Stated exercise
Restate word for word the lines that begin the listing and end with the line holding "['#0000ff', '#ff0000', '#00c000', '#a000e0', '#ff8000'];".

Data

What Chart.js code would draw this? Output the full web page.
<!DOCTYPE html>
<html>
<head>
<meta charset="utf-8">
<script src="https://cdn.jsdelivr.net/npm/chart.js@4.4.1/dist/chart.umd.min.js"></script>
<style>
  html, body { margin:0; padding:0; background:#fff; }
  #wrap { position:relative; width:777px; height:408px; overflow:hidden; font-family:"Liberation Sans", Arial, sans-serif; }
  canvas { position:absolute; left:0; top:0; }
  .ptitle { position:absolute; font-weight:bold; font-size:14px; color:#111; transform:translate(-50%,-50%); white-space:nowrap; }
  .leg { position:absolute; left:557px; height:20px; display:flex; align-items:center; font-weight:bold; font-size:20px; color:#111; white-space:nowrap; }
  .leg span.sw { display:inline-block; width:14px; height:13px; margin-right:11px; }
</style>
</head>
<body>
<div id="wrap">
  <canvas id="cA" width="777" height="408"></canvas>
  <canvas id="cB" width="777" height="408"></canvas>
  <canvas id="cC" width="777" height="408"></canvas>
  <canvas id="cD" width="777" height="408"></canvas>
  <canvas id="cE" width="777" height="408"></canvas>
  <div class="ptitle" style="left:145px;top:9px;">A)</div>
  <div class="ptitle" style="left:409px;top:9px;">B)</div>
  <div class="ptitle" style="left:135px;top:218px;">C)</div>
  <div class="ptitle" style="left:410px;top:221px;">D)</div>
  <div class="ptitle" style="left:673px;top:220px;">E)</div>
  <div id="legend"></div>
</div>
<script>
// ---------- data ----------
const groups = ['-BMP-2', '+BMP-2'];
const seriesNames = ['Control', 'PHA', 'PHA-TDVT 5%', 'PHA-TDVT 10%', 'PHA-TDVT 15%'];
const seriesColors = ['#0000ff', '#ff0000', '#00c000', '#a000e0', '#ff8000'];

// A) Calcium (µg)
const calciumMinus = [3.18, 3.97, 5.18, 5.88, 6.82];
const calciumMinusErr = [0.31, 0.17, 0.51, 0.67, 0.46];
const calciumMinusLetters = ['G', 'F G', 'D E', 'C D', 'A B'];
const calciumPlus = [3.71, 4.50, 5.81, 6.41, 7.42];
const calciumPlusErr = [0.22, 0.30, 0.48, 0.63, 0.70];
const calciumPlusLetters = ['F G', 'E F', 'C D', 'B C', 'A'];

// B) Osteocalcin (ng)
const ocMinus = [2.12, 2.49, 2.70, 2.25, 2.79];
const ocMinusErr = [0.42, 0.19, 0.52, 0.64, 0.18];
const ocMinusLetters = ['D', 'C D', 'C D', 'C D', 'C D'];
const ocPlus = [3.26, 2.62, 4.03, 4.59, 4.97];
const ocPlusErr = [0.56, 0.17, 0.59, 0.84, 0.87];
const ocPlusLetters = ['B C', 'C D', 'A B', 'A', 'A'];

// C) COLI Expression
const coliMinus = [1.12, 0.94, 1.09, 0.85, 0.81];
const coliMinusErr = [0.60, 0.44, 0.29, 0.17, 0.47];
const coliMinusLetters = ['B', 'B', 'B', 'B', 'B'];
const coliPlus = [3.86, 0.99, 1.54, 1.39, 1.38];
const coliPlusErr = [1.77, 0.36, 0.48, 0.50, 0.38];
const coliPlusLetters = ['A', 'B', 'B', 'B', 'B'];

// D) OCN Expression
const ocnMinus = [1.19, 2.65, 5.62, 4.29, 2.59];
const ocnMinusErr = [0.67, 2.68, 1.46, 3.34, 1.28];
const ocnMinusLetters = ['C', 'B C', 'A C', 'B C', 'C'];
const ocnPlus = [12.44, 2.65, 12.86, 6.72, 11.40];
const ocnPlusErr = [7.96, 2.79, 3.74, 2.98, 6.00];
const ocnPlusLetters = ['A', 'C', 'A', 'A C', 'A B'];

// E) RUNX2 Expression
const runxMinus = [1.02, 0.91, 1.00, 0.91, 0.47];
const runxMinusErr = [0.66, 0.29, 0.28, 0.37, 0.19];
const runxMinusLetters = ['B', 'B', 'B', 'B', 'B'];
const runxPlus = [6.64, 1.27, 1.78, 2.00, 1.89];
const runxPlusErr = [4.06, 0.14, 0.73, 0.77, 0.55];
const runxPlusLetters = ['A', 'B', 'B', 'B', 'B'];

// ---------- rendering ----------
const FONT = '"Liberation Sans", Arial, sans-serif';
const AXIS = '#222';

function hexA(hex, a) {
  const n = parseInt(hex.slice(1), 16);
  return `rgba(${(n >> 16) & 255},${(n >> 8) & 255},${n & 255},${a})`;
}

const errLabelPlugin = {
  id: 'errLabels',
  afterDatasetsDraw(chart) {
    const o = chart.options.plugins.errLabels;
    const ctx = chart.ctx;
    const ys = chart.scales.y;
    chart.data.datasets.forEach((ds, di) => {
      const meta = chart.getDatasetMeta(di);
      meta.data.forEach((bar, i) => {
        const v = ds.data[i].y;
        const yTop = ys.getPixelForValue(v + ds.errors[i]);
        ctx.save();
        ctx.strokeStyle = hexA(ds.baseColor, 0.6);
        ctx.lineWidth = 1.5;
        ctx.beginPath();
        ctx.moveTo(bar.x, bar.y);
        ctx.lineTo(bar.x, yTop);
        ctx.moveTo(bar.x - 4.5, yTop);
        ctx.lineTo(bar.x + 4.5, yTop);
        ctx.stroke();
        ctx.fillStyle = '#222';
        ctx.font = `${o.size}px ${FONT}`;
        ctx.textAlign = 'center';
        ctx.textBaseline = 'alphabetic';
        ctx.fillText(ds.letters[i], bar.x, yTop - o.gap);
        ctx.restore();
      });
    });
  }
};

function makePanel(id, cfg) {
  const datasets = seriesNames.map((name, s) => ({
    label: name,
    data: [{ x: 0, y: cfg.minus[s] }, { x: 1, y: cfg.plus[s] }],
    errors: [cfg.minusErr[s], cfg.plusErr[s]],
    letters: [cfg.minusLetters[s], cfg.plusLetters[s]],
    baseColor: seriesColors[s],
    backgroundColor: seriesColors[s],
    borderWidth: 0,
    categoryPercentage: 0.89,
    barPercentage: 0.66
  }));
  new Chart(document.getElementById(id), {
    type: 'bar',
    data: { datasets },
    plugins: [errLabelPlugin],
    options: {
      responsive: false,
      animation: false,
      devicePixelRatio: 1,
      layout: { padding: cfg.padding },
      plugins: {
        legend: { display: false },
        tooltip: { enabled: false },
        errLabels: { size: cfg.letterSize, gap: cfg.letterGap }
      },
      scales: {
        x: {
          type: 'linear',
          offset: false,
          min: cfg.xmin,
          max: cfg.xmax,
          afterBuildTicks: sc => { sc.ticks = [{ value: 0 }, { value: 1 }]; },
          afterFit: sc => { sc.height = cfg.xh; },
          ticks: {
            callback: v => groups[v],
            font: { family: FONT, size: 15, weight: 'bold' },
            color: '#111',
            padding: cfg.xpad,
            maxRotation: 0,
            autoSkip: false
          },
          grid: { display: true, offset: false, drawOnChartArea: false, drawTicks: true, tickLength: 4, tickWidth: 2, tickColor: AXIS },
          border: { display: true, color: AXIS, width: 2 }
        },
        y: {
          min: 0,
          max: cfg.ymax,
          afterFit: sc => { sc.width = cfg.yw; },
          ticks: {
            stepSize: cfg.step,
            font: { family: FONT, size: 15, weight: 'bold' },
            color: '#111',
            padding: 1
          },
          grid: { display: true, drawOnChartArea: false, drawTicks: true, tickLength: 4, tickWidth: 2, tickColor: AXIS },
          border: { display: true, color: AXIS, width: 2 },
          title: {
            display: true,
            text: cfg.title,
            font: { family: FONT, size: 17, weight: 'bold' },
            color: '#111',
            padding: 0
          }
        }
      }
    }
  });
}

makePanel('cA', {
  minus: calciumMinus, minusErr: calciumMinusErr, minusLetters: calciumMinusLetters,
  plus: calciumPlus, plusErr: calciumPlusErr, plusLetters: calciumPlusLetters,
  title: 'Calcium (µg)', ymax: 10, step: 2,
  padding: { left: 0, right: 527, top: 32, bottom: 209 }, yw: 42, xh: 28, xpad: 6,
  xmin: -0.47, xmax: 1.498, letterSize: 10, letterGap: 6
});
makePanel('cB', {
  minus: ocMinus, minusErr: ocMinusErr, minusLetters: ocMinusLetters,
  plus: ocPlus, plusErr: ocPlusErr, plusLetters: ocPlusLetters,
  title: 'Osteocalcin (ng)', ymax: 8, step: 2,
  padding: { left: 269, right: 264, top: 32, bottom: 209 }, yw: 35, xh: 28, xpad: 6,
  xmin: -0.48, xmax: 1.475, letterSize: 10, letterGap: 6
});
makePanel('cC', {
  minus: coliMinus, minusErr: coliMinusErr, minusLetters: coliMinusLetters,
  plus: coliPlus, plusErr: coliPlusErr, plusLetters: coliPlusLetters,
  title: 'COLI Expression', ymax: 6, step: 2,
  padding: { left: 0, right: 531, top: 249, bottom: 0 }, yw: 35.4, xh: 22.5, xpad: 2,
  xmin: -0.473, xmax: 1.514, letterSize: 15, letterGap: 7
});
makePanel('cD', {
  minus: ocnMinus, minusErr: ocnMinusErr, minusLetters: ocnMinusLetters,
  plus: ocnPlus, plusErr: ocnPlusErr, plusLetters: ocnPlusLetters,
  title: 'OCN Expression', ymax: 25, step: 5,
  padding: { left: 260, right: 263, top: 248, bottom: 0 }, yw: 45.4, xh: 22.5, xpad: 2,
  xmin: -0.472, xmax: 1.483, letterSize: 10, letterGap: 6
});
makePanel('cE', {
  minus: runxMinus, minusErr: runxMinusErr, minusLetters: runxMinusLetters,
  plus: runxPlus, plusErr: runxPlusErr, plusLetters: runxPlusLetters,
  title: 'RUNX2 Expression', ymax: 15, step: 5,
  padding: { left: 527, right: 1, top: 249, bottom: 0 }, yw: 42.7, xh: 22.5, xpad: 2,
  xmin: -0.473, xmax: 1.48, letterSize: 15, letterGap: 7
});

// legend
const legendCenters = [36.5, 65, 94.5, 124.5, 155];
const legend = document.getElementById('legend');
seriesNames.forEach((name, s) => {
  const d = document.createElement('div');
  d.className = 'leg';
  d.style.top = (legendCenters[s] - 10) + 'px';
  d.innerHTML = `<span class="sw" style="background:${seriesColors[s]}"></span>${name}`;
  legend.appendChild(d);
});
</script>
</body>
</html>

Solution for this exercise
What Chart.js code would draw this? Output the full web page.
<!DOCTYPE html>
<html>
<head>
<meta charset="utf-8">
<script src="https://cdn.jsdelivr.net/npm/chart.js@4.4.1/dist/chart.umd.min.js"></script>
<style>
  html, body { margin:0; padding:0; background:#fff; }
  #wrap { position:relative; width:777px; height:408px; overflow:hidden; font-family:"Liberation Sans", Arial, sans-serif; }
  canvas { position:absolute; left:0; top:0; }
  .ptitle { position:absolute; font-weight:bold; font-size:14px; color:#111; transform:translate(-50%,-50%); white-space:nowrap; }
  .leg { position:absolute; left:557px; height:20px; display:flex; align-items:center; font-weight:bold; font-size:20px; color:#111; white-space:nowrap; }
  .leg span.sw { display:inline-block; width:14px; height:13px; margin-right:11px; }
</style>
</head>
<body>
<div id="wrap">
  <canvas id="cA" width="777" height="408"></canvas>
  <canvas id="cB" width="777" height="408"></canvas>
  <canvas id="cC" width="777" height="408"></canvas>
  <canvas id="cD" width="777" height="408"></canvas>
  <canvas id="cE" width="777" height="408"></canvas>
  <div class="ptitle" style="left:145px;top:9px;">A)</div>
  <div class="ptitle" style="left:409px;top:9px;">B)</div>
  <div class="ptitle" style="left:135px;top:218px;">C)</div>
  <div class="ptitle" style="left:410px;top:221px;">D)</div>
  <div class="ptitle" style="left:673px;top:220px;">E)</div>
  <div id="legend"></div>
</div>
<script>
// ---------- data ----------
const groups = ['-BMP-2', '+BMP-2'];
const seriesNames = ['Control', 'PHA', 'PHA-TDVT 5%', 'PHA-TDVT 10%', 'PHA-TDVT 15%'];
const seriesColors = ['#0000ff', '#ff0000', '#00c000', '#a000e0', '#ff8000'];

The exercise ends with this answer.